The ETF models are dynamic, on-going models. Aside from the twice annual rebalancing (January and July), each portfolio slot grows or shrinks based on the positions in them and how they have performed. When we rotate out of one position into another, the new position takes on the cash percentage of the portfolio of the one it replaced.

This will allow for some “drift” in the relative position sizes between the rebalancing. Most of the time the “drift” between positions sizes is relatively small, but sometimes the “drift” can be fairly large whenever a position has a significant positive move. To help current and new traders to start a portfolio that accurately reflects the model portfolio, we have several useful tools and calculators on our site.

Real-Time Portfolio Allocation & Setup


Our real-time portfolio allocation calculator can be found on the “Tools” section of the model member area on the website. The image above is found in all of the Sector models. It presents the three holdings for each of the model variants, some performance data, and information (green columns) about the real-time allocation of the model and some recommended share totals based on that allocation.

The Complete portfolio can have a maximum of 9 positions, so the real-time portfolio allocation and setup section for that model divides the percentage between all 9 possible positions and cash. Each of the sector models only have three positions that are roughly equal sized aside from the drift that can occur between rebalancing.

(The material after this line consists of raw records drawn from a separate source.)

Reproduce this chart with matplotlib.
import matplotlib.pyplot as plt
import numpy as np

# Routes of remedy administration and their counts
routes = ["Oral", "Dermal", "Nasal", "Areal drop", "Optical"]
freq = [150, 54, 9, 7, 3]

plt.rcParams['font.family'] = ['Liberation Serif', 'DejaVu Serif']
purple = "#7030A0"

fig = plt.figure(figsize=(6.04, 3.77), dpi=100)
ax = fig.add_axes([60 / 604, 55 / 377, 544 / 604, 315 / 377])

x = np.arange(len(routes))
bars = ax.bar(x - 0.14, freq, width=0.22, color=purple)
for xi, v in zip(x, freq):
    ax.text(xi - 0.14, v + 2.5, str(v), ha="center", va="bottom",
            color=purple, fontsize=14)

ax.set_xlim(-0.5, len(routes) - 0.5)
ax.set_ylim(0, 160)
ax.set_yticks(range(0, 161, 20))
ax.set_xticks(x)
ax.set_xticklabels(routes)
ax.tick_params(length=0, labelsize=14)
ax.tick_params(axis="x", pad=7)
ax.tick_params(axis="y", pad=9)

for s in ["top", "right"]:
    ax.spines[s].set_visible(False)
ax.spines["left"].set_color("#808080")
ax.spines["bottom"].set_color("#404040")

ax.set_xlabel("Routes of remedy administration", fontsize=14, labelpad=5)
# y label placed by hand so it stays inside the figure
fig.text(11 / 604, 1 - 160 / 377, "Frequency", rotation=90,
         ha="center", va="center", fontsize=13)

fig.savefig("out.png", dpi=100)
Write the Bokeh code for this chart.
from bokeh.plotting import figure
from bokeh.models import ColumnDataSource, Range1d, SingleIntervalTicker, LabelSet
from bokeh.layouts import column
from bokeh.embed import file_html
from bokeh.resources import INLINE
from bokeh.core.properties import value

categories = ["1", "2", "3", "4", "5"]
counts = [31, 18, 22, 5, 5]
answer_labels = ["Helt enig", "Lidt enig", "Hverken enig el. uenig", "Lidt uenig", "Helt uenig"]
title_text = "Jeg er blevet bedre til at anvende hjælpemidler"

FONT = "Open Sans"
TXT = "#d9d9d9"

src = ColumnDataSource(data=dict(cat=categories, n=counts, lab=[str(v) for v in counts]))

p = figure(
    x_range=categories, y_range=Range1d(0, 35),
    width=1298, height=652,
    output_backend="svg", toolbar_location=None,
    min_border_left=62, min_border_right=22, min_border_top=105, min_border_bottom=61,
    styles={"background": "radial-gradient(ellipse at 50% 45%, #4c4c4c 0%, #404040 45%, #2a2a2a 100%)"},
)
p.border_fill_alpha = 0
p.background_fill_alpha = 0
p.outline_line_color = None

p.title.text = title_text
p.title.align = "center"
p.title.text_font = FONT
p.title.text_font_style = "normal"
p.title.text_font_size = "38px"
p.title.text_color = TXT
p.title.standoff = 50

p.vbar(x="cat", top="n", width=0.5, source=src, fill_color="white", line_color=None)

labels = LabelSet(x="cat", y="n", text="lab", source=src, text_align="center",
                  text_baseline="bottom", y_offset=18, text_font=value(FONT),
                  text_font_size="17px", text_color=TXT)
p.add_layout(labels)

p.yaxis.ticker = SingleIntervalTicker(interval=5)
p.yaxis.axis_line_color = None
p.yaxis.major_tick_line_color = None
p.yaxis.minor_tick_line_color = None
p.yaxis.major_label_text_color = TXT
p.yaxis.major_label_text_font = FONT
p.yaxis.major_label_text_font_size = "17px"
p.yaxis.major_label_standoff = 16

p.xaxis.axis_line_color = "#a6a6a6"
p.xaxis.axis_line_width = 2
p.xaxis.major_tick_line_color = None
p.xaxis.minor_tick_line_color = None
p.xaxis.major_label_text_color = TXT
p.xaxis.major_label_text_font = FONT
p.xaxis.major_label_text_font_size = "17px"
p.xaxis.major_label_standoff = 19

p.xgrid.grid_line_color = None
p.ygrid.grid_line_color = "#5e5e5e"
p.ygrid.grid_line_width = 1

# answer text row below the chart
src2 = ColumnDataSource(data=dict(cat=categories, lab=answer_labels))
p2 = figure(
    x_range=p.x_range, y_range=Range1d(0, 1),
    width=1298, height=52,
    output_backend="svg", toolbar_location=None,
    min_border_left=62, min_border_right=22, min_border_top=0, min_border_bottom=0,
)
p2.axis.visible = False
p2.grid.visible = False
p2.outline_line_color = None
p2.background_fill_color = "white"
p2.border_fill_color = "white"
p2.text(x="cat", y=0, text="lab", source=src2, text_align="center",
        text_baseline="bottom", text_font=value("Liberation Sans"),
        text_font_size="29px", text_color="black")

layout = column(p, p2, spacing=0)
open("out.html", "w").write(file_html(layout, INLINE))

The first green column shows each position and the percentage of the total portfolio it occupies. This is useful for starting a new portfolio. Once you have determined how much capital you are going to use to trade the model, you can easily divide the capital by the individual position percentage to figure out how much capital should go into each position. If you are trading $10,000 and the position is 10% of the total portfolio, that position should be about $1,000.

The second green column goes one step further and shows the sample number of shares to buy for each position if you started with a $5,000 portfolio. Most people following along won’t necessarily have exactly a $5,000 portfolio. There are two primary ways that you use the information we provided to calculate exactly how many shares to buy for any sized portfolio.

For easy round numbers, like $10,000 or $20,000, the math to figure out how many shares to buy isn’t that difficult. A $10,000 portfolio is exactly double the $5,000 sample portfolio, so all you would have to do is double the share totals shown in the sample table and your $10,000 portfolio would be apportioned correctly. $20,000 is four times larger than $5,000, so for that portfolio it would be a matter of multiplying the shares totals by four.

We have an additional downloadable tool that will calculate the exact number of shares for any custom-sized account in our trade tracking excel workbook, though that requires some knowledge and familiarity with Microsoft Excel.